Tuesday, February 28, 2012

SLCSD District March Newsletter

Central Office asked me to email their March SLCSD newsletter to all our families yesterday. If you didn't get the link, here it is:

March Newsletter

Take a look at all that's going on in our SLCSD family!

Thursday, February 23, 2012

International Learning and Relationships

I spent my noon hour yesterday with our kindergarten teachers. They are all working very hard to share and collaborate with classrooms across the world. Using Skype when time zones allow and using shared presentations, web links, or email when asynchronous communication makes more sense, the teachers and their students are realizing the opportunities for learning outside the four walls of the Storm Lake Community School District. As the teachers, along with Juli Kwikkel and Michelle Huntress, all watched a presentation created for our kindergarten students by kindergarten students from an international school in China where pictures of each child were accompanied by recordings of each child introducing themselves was amazing. These teachers are "getting it." They realize that we live in a global world now and that communicating with others far away will lead to rich relationships and educational experiences for our students. The questions the teachers were asking about technology and how to best create the richest learning experiences for their young students was uplifting.

Don't let anyone ever say that EdTech professional development and time to work on EdTech integration is wasted. Teachers want to fly. They just need the tools and the time.

Tuesday, February 21, 2012

Devices for Students

Being both a tech director and a personal tech geek, I have access to lots of devices--A large beast of a laptop, an iPad, a Kindle Fire, an iPod Touch, a Chromebook, and my netbook. What's my go-to device? The lowly netbook.

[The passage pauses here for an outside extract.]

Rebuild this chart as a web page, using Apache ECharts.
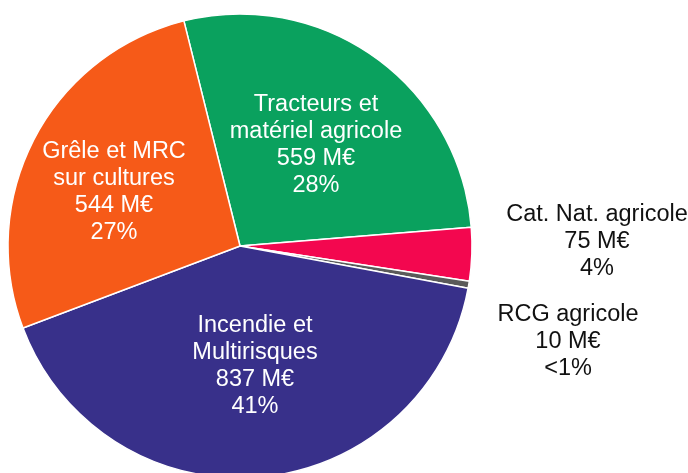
<!DOCTYPE html>
<html>
<head>
<meta charset="utf-8">
<script src="https://cdn.jsdelivr.net/npm/echarts@6/dist/echarts.min.js"></script>
<style>
  html, body { margin: 0; padding: 0; background: #fff; }
  #chart { width: 688px; height: 473px; }
</style>
</head>
<body>
<div id="chart"></div>
<script>
const names = ["Tracteurs et\nmatériel agricole", "Cat. Nat. agricole", "RCG agricole", "Incendie et\nMultirisques", "Grêle et MRC\nsur cultures"];
const values = [559, 75, 10, 837, 544];
const shares = ["28%", "4%", "<1%", "41%", "27%"];
const colors = ["#0aa15e", "#f3074f", "#5a5a5a", "#38308a", "#f65a18"];
const insideLabel = [true, false, false, true, true];
// label centres (px)
const labelPos = [[316, 145], [597, 242], [568, 342], [255, 366], [114, 192]];

const chart = echarts.init(document.getElementById("chart"));
chart.setOption({
  animation: false,
  series: [{
    type: "pie",
    center: [240, 246],
    radius: 232,
    startAngle: 104,
    clockwise: true,
    data: names.map((n, i) => ({
      name: n, value: values[i],
      itemStyle: { color: colors[i] },
      label: { color: insideLabel[i] ? "#ffffff" : "#111111" }
    })),
    itemStyle: { borderColor: "#fff", borderWidth: 1.5 },
    label: {
      show: true,
      position: "inside",
      formatter: (p) => p.name + "\n" + p.value + " M€\n" + shares[p.dataIndex],
      fontFamily: "Liberation Sans, Arial, sans-serif",
      fontSize: 23.5,
      lineHeight: 27,
      align: "center"
    },
    labelLine: { show: false },
    labelLayout: (p) => ({
      x: labelPos[p.dataIndex][0],
      y: labelPos[p.dataIndex][1],
      align: "center",
      verticalAlign: "middle"
    }),
    emphasis: { disabled: true }
  }]
});
</script>
</body>
</html>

There is nothing that I do day to day that I can't do on my netbook; the size is right both for use and for portability; it has a keyboard that I can touch type on; and the price is economical.

I wonder if we don't aim too high when it comes to devices in the hands of our students and even our teachers. If we truly analyze what students and teachers use their personal devices for, I think we will find that less is more.

Thursday, February 16, 2012

Technology Can Transform

For some time I've questioned the remark I hear almost everyday, "Technology is just a tool for learning." While I've agreed for a long time that there's a time for technology and a time to learn in other ways, I think technology transforms our society and education so much that to think of it as just a tool is underestimating its role.

Take a look at this blog post from George Couros and make sure to read through until the end where there is a powerful picture:

Technology is More than a Tool

In my opinion, Mr. Couros has said it so well. What do you think?

Sunday, February 12, 2012

Introverts and Extroverts in Classrooms

I've been reading the brand new book, Quiet: The Power of Introverts in a World That Can't Stop Talking by Susan Cain, and I just keep thinking about the implications for our schools. Our society and our schools are currently designed to reward extroverted behavior, and I've long believed that this is fundamentally unfair to our students who aren't natively wired to behave this way. As the book points out, introverts are very important to our society. We need both the talkers and the thinkers--the social butterflies and the readers--those who like to work in groups or speak in class and those who prefer to work on their own--those who deliver the message the best and those who quietly created that message.

Face to face groups can be intimidating for an introvert, and with so many well rewarded extroverts in classrooms, it can even become just plain difficult to get a word in edgewise. Technology offers us some wonderful tools to accommodate the needs of our students who are introverts. With email, discussion boards, shared documents, Twitter, blogging, chatting, and many other forms of technology for communicating, we can provide our introverted students with new tools to participate more fully in their education and to share their important insights, knowledge, and thoughts with their peers.

I am happy that Susan Cain has opened the conversation. I hope that we will come together as educators and think about whether some of our methods for educating give an unfair advantage to extroverts and whether we might be overlooking the introverts who have so much to share but have often not been given a comfortable outlet to do so.